→ **Task directions**:
Gather from the material every line that contains the string "this".

→ **The data**:
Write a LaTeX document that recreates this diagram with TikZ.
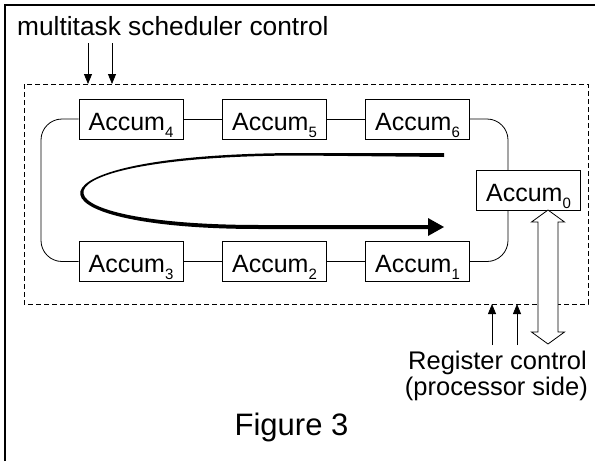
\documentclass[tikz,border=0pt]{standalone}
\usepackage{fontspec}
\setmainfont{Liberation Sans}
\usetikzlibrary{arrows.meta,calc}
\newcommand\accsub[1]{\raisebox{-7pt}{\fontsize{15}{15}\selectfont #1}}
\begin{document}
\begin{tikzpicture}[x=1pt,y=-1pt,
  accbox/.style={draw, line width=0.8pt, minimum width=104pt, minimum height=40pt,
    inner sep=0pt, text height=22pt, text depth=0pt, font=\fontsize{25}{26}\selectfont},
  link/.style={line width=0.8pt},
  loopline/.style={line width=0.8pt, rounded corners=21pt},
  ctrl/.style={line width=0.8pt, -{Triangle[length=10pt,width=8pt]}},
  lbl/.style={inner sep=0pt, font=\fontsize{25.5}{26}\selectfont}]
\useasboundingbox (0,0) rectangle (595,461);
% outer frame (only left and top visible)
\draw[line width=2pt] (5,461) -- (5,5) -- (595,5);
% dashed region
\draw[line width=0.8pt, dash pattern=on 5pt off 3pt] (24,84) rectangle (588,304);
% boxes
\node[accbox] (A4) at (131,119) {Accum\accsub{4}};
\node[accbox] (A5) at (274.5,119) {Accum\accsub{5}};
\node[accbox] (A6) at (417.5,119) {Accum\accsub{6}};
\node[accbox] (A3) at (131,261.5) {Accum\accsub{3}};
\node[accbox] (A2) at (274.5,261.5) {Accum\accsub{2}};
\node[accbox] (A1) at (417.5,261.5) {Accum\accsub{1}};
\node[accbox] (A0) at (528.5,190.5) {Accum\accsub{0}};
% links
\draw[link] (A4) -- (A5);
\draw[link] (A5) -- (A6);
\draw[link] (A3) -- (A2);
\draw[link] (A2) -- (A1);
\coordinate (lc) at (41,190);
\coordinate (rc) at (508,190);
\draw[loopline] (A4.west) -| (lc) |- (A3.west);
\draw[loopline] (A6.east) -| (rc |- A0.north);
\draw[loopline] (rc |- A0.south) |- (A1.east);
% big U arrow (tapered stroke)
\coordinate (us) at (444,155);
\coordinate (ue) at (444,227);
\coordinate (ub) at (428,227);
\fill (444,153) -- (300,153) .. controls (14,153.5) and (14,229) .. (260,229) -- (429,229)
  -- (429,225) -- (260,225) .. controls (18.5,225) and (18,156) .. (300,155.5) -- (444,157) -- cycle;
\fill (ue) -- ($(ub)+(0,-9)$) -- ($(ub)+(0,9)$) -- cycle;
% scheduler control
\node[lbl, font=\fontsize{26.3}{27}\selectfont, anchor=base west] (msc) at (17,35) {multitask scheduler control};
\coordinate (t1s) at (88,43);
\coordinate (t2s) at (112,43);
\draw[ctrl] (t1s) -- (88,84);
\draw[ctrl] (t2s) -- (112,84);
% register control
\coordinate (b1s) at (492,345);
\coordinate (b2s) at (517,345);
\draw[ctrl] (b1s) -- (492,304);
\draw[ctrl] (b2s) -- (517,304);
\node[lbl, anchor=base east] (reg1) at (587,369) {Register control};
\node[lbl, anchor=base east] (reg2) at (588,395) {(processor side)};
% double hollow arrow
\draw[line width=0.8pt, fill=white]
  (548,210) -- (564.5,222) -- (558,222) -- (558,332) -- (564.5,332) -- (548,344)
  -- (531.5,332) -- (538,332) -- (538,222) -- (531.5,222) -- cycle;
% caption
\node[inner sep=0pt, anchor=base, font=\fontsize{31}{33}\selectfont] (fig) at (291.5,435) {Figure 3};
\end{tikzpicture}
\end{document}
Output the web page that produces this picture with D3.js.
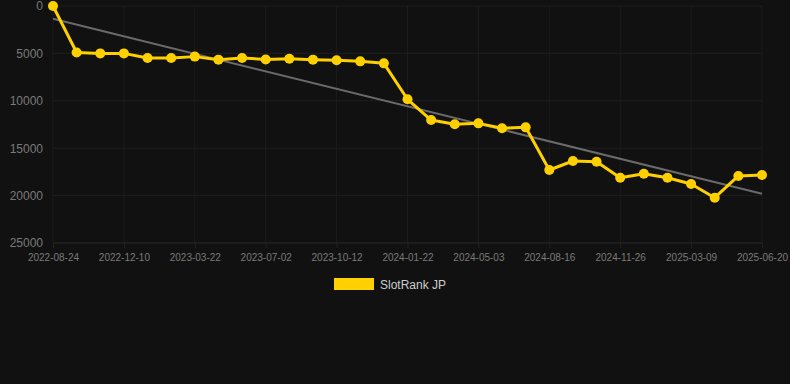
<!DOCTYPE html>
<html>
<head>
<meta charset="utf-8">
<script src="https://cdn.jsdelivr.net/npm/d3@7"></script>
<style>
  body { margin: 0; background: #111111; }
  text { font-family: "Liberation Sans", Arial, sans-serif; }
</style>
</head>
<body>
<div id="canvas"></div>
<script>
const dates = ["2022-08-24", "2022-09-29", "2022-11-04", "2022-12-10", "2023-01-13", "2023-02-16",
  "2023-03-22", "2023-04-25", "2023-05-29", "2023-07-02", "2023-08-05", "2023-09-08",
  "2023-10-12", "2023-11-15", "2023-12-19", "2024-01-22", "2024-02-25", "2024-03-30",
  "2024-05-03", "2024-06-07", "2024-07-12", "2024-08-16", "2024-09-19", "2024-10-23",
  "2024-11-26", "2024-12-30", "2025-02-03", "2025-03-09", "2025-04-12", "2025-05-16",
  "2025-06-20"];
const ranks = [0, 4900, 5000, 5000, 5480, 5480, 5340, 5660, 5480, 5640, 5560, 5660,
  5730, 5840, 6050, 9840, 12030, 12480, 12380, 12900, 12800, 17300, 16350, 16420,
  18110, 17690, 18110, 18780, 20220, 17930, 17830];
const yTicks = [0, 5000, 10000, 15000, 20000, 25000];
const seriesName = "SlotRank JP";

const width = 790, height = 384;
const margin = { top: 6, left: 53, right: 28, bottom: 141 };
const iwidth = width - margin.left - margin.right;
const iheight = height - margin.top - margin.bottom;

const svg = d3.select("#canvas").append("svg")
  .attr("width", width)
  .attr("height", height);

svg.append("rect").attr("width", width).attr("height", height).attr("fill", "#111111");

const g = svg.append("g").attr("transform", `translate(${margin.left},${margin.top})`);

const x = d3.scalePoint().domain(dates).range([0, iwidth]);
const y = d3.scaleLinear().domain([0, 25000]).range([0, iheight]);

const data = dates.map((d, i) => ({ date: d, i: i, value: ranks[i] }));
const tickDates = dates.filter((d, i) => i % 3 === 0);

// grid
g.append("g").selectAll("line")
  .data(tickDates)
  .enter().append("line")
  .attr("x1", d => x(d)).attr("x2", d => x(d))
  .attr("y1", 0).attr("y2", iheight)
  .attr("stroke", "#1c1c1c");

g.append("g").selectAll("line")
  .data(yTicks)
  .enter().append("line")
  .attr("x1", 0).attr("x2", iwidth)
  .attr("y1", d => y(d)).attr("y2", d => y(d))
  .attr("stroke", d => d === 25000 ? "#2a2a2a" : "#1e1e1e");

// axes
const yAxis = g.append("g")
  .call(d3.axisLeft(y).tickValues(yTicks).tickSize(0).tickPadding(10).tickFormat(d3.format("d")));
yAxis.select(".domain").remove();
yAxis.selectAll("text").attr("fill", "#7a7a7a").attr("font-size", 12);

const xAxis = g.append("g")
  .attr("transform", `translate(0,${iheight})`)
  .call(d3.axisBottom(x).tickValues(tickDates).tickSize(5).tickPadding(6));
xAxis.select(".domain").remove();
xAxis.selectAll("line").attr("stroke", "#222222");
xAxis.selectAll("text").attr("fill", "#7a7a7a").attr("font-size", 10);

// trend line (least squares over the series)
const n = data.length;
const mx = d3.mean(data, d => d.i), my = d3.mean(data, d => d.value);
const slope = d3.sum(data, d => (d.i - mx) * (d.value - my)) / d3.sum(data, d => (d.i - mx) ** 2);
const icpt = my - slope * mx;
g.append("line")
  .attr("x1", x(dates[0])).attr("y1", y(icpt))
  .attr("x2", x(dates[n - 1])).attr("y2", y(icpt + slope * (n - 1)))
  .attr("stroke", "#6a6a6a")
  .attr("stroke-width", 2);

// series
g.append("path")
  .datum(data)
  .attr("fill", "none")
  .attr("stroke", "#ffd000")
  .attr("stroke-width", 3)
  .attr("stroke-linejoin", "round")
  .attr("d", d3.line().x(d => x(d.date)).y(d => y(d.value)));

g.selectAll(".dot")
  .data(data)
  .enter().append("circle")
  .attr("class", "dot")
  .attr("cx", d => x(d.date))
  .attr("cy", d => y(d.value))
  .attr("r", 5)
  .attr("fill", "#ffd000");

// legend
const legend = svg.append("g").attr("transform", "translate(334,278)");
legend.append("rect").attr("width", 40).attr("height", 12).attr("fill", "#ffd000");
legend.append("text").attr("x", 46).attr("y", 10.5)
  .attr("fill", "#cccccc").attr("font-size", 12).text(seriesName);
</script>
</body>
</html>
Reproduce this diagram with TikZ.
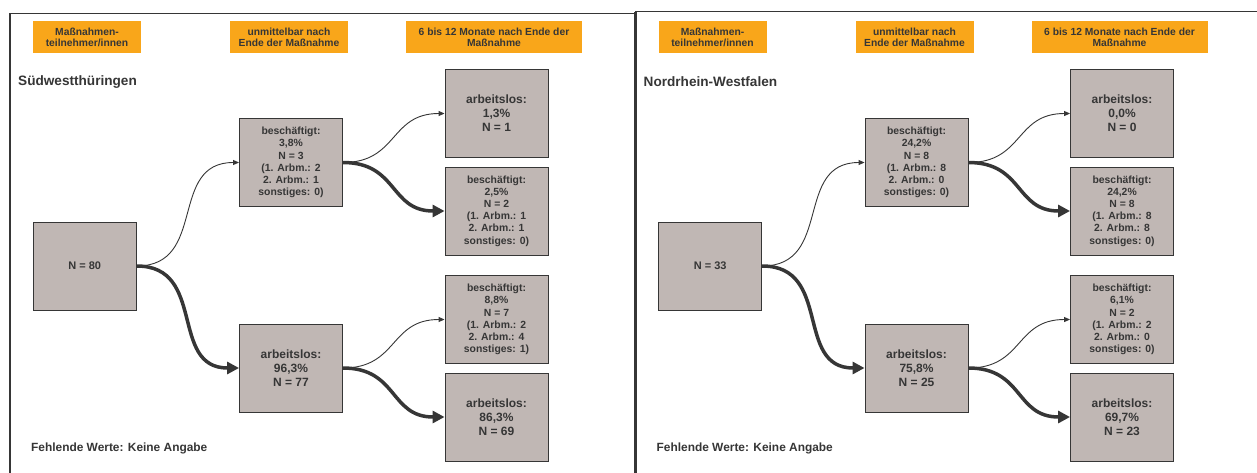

→ **Written solution**:
Write a LaTeX document that recreates this diagram with TikZ.
Output the web page that produces this picture with D3.js.
Reproduce this diagram with TikZ.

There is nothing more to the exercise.